> _Exercise task_
Give back the full listing verbatim, apart from its images.

> _Given data_
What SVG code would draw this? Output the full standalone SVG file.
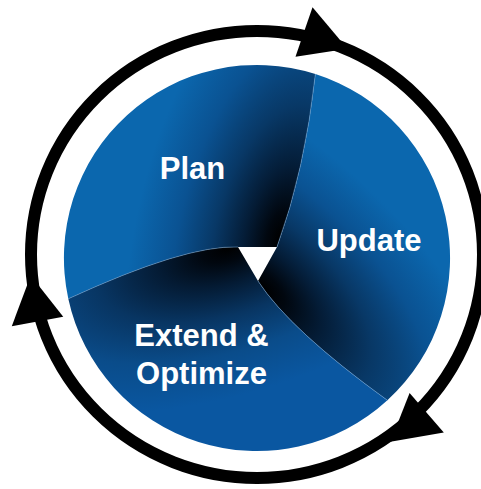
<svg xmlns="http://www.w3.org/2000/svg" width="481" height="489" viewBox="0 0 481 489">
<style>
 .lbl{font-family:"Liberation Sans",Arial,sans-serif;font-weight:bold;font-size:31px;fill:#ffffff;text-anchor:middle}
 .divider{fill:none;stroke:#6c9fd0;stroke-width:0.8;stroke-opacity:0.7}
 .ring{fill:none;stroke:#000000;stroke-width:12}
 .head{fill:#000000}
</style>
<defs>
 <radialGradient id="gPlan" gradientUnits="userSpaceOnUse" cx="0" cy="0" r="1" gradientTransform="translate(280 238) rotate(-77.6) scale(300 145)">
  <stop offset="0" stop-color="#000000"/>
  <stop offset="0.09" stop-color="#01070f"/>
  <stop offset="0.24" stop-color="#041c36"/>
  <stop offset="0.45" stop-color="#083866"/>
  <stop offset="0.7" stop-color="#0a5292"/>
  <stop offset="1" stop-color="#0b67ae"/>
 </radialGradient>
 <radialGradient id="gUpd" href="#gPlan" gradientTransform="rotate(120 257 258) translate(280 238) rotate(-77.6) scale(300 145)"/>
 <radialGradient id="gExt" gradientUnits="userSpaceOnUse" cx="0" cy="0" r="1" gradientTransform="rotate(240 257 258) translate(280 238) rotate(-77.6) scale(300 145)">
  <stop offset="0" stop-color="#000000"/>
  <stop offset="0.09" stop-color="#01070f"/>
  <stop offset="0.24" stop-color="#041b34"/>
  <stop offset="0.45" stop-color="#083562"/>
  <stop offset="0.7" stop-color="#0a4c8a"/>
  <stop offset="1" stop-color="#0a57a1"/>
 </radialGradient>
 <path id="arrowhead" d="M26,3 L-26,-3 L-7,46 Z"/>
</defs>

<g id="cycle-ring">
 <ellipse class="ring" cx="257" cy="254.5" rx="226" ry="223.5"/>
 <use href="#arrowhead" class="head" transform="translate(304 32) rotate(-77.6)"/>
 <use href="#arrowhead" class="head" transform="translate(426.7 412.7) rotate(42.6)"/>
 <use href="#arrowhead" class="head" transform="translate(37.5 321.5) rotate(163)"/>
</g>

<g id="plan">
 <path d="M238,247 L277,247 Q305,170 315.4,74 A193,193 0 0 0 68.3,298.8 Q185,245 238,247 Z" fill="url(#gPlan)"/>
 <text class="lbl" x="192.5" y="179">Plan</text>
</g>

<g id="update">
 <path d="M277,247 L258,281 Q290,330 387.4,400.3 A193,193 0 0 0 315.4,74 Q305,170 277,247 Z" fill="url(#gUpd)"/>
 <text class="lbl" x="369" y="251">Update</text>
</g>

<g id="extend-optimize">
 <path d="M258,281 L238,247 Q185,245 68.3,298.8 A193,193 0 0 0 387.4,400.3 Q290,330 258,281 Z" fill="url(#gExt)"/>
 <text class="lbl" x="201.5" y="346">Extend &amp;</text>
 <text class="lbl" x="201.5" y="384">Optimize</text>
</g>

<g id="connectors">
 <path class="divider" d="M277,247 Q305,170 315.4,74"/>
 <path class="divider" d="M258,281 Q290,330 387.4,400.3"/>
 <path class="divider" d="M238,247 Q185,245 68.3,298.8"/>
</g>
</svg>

> _Solution to this problem_
What SVG code would draw this? Output the full standalone SVG file.
<svg xmlns="http://www.w3.org/2000/svg" width="481" height="489" viewBox="0 0 481 489">
<style>
 .lbl{font-family:"Liberation Sans",Arial,sans-serif;font-weight:bold;font-size:31px;fill:#ffffff;text-anchor:middle}
 .divider{fill:none;stroke:#6c9fd0;stroke-width:0.8;stroke-opacity:0.7}
 .ring{fill:none;stroke:#000000;stroke-width:12}
 .head{fill:#000000}
</style>
<defs>
 <radialGradient id="gPlan" gradientUnits="userSpaceOnUse" cx="0" cy="0" r="1" gradientTransform="translate(280 238) rotate(-77.6) scale(300 145)">
  <stop offset="0" stop-color="#000000"/>
  <stop offset="0.09" stop-color="#01070f"/>
  <stop offset="0.24" stop-color="#041c36"/>
  <stop offset="0.45" stop-color="#083866"/>
  <stop offset="0.7" stop-color="#0a5292"/>
  <stop offset="1" stop-color="#0b67ae"/>
 </radialGradient>
 <radialGradient id="gUpd" href="#gPlan" gradientTransform="rotate(120 257 258) translate(280 238) rotate(-77.6) scale(300 145)"/>
 <radialGradient id="gExt" gradientUnits="userSpaceOnUse" cx="0" cy="0" r="1" gradientTransform="rotate(240 257 258) translate(280 238) rotate(-77.6) scale(300 145)">
  <stop offset="0" stop-color="#000000"/>
  <stop offset="0.09" stop-color="#01070f"/>
  <stop offset="0.24" stop-color="#041b34"/>
  <stop offset="0.45" stop-color="#083562"/>
  <stop offset="0.7" stop-color="#0a4c8a"/>
  <stop offset="1" stop-color="#0a57a1"/>
 </radialGradient>
 <path id="arrowhead" d="M26,3 L-26,-3 L-7,46 Z"/>
</defs>

<g id="cycle-ring">
 <ellipse class="ring" cx="257" cy="254.5" rx="226" ry="223.5"/>
 <use href="#arrowhead" class="head" transform="translate(304 32) rotate(-77.6)"/>
 <use href="#arrowhead" class="head" transform="translate(426.7 412.7) rotate(42.6)"/>
 <use href="#arrowhead" class="head" transform="translate(37.5 321.5) rotate(163)"/>
</g>

<g id="plan">
 <path d="M238,247 L277,247 Q305,170 315.4,74 A193,193 0 0 0 68.3,298.8 Q185,245 238,247 Z" fill="url(#gPlan)"/>
 <text class="lbl" x="192.5" y="179">Plan</text>
</g>

<g id="update">
 <path d="M277,247 L258,281 Q290,330 387.4,400.3 A193,193 0 0 0 315.4,74 Q305,170 277,247 Z" fill="url(#gUpd)"/>
 <text class="lbl" x="369" y="251">Update</text>
</g>

<g id="extend-optimize">
 <path d="M258,281 L238,247 Q185,245 68.3,298.8 A193,193 0 0 0 387.4,400.3 Q290,330 258,281 Z" fill="url(#gExt)"/>
 <text class="lbl" x="201.5" y="346">Extend &amp;</text>
 <text class="lbl" x="201.5" y="384">Optimize</text>
</g>

<g id="connectors">
 <path class="divider" d="M277,247 Q305,170 315.4,74"/>
 <path class="divider" d="M258,281 Q290,330 387.4,400.3"/>
 <path class="divider" d="M238,247 Q185,245 68.3,298.8"/>
</g>
</svg>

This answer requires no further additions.